*WHAT THE TASK ASKS*. Everything from the first line down to the line containing "const ringSlices = [48.86, 51.14];" is to be retyped exactly, both ends included, with pictures left out.

## begin

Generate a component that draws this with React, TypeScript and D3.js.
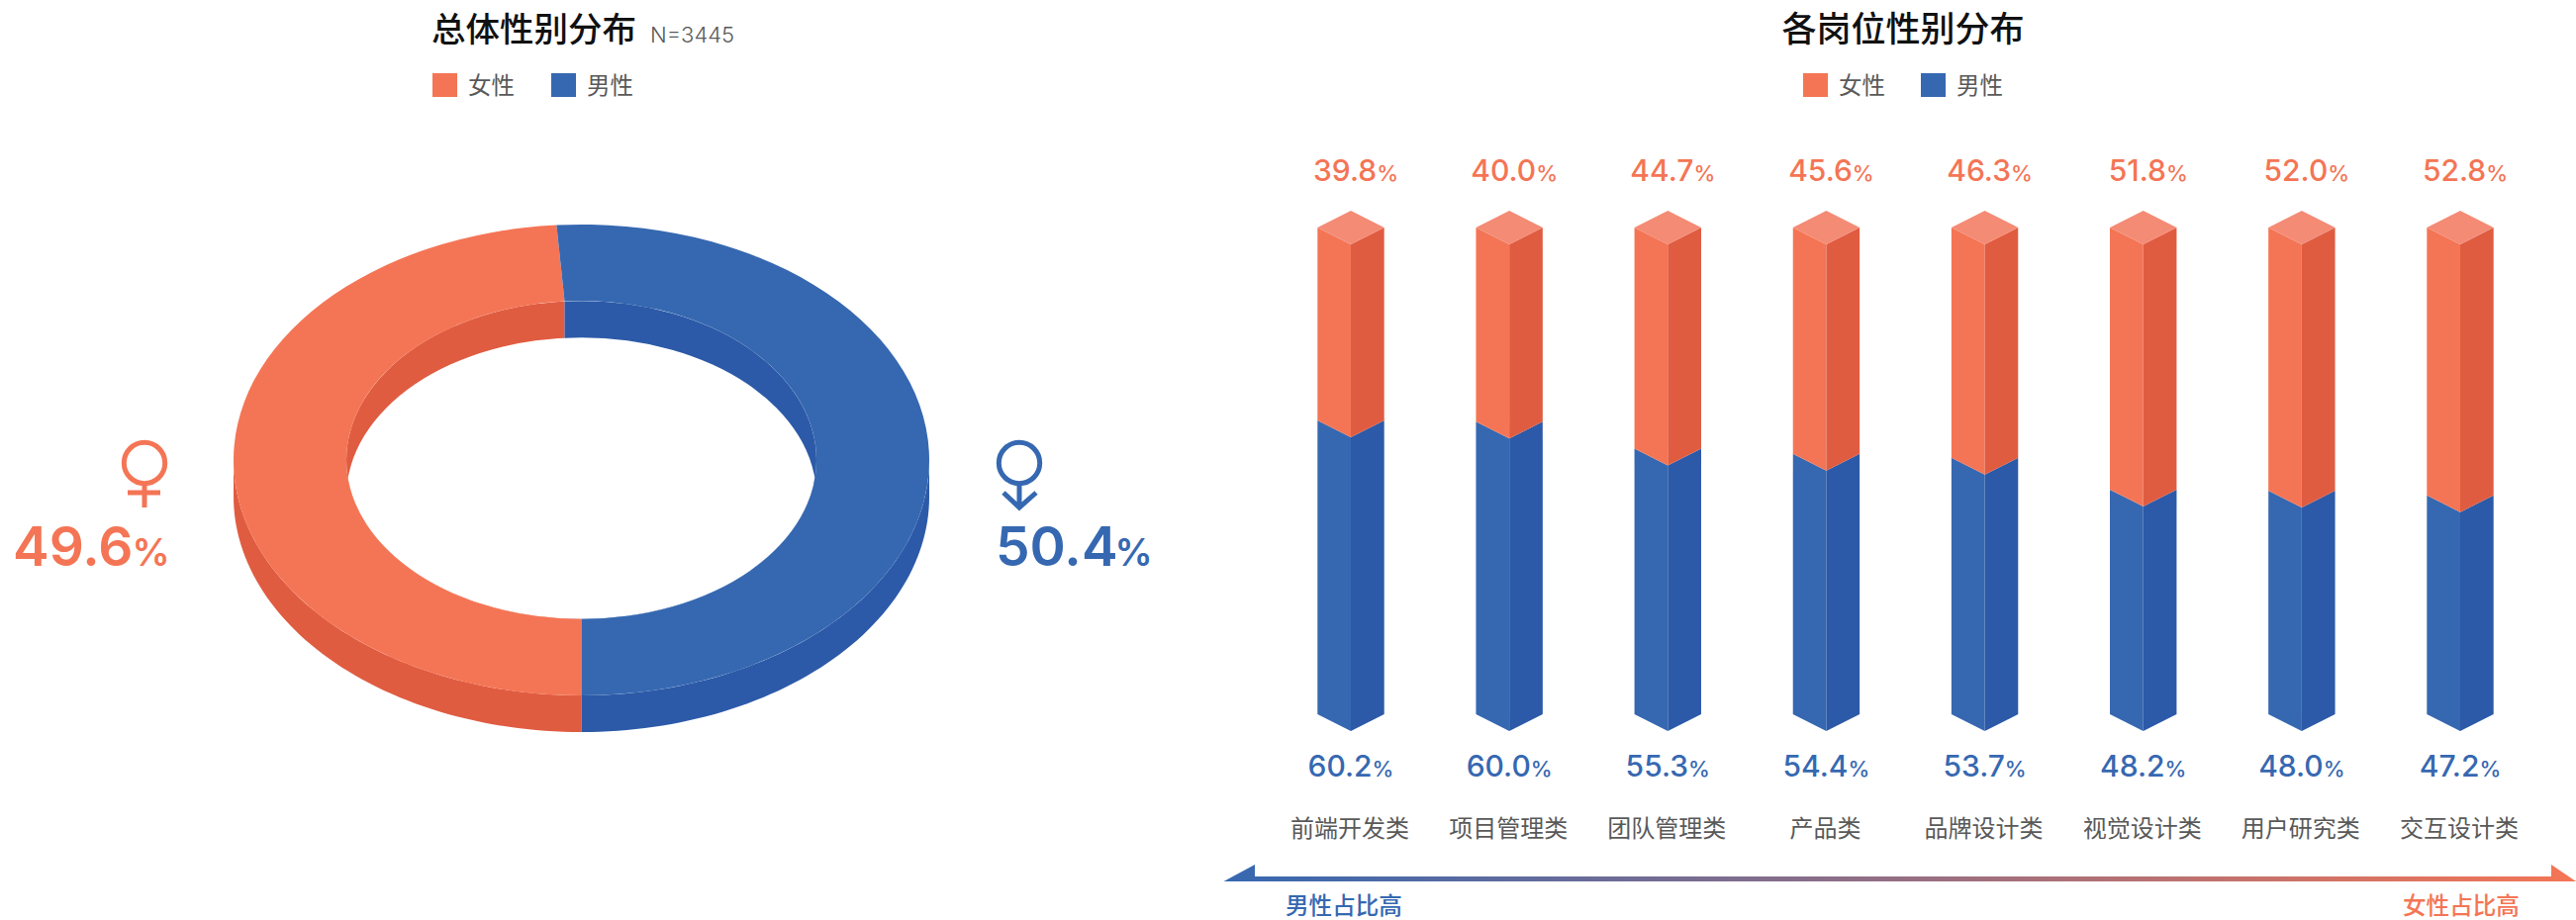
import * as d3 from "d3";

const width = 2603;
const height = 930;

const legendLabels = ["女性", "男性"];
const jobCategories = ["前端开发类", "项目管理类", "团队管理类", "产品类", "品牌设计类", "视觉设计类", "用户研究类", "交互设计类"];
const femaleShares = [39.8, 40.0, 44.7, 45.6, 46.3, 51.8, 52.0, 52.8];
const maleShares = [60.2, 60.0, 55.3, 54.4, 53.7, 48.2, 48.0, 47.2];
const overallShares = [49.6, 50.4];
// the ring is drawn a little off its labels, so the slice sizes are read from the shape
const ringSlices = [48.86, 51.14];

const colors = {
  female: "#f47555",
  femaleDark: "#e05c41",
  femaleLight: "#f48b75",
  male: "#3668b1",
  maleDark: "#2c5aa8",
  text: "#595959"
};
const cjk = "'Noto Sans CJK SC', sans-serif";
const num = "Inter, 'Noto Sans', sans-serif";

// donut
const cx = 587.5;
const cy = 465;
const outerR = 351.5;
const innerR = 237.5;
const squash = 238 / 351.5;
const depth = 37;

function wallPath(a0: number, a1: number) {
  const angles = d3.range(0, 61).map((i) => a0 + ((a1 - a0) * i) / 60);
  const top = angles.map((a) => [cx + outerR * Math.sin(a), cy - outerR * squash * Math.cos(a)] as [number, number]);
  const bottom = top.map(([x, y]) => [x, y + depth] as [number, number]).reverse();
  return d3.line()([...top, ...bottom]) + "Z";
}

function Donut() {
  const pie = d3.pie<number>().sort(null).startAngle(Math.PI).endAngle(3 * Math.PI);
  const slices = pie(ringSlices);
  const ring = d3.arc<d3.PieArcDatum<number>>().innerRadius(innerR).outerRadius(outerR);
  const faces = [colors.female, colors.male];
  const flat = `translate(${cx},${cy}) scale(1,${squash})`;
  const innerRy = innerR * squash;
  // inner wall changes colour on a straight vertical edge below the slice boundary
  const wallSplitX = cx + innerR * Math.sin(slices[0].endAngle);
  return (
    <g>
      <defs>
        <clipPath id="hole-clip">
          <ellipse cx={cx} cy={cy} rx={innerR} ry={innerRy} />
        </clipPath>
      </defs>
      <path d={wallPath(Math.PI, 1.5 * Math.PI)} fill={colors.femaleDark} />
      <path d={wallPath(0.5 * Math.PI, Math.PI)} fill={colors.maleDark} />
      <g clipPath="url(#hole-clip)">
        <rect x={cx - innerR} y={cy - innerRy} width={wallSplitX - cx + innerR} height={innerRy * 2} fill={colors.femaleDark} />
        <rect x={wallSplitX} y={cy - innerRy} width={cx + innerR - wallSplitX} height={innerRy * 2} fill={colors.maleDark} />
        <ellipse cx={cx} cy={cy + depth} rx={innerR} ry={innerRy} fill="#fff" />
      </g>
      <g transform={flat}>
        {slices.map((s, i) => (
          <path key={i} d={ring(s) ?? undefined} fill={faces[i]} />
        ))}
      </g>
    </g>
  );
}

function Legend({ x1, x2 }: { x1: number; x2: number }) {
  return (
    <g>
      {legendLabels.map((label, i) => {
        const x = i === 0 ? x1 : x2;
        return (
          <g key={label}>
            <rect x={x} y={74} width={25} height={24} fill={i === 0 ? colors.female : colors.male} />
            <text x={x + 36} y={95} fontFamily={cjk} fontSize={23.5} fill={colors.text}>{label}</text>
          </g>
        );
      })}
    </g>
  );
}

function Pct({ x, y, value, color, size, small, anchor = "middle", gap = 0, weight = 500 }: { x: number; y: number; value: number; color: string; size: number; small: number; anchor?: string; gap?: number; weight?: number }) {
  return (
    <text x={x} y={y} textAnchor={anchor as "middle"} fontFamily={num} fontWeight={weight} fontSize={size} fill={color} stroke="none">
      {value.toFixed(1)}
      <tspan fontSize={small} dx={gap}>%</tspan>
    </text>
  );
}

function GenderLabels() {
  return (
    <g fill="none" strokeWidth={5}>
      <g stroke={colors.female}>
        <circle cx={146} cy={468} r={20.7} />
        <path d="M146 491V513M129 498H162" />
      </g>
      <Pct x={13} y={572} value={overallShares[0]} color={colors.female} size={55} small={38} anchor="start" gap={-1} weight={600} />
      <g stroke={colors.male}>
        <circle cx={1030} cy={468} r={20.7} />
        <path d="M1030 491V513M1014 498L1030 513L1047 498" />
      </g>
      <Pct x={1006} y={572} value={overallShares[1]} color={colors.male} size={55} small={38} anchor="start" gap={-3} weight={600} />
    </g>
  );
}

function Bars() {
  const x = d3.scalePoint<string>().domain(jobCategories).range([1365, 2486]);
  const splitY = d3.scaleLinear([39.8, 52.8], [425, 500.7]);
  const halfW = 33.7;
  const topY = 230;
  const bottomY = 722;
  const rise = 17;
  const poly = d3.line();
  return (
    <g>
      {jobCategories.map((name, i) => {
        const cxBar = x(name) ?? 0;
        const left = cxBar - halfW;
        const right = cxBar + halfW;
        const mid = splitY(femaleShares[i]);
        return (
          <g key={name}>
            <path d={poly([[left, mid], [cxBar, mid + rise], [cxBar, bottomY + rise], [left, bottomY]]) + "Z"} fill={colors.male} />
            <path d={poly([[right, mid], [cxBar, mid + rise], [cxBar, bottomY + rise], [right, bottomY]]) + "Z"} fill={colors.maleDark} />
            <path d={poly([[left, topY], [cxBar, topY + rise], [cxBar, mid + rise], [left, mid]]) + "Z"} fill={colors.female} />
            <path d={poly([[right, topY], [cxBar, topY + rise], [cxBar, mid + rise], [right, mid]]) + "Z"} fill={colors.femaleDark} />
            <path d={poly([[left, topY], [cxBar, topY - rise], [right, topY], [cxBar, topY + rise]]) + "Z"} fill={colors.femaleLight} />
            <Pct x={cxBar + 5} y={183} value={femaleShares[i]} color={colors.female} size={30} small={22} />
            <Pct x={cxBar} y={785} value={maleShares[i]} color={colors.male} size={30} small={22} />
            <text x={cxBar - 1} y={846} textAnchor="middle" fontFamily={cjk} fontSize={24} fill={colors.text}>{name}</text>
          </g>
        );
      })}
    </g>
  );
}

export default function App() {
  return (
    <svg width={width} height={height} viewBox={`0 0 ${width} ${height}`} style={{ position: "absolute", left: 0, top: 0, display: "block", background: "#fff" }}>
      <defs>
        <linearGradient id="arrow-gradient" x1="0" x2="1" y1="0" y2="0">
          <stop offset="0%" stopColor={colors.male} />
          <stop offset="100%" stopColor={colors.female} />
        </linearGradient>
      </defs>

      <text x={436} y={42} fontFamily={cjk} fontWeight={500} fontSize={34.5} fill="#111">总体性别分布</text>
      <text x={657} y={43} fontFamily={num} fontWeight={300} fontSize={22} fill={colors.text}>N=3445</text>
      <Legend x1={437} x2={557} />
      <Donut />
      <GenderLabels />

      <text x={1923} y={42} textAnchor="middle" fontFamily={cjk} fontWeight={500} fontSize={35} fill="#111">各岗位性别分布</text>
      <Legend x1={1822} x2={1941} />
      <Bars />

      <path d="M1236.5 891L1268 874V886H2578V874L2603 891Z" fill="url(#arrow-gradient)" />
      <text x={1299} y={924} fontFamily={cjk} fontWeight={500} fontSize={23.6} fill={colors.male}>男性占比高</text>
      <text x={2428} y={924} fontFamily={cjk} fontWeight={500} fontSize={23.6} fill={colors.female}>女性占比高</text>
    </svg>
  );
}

## end

*SOLUTION TO THIS TASK*.
Generate a component that draws this with React, TypeScript and D3.js.
import * as d3 from "d3";

const width = 2603;
const height = 930;

const legendLabels = ["女性", "男性"];
const jobCategories = ["前端开发类", "项目管理类", "团队管理类", "产品类", "品牌设计类", "视觉设计类", "用户研究类", "交互设计类"];
const femaleShares = [39.8, 40.0, 44.7, 45.6, 46.3, 51.8, 52.0, 52.8];
const maleShares = [60.2, 60.0, 55.3, 54.4, 53.7, 48.2, 48.0, 47.2];
const overallShares = [49.6, 50.4];
// the ring is drawn a little off its labels, so the slice sizes are read from the shape
const ringSlices = [48.86, 51.14];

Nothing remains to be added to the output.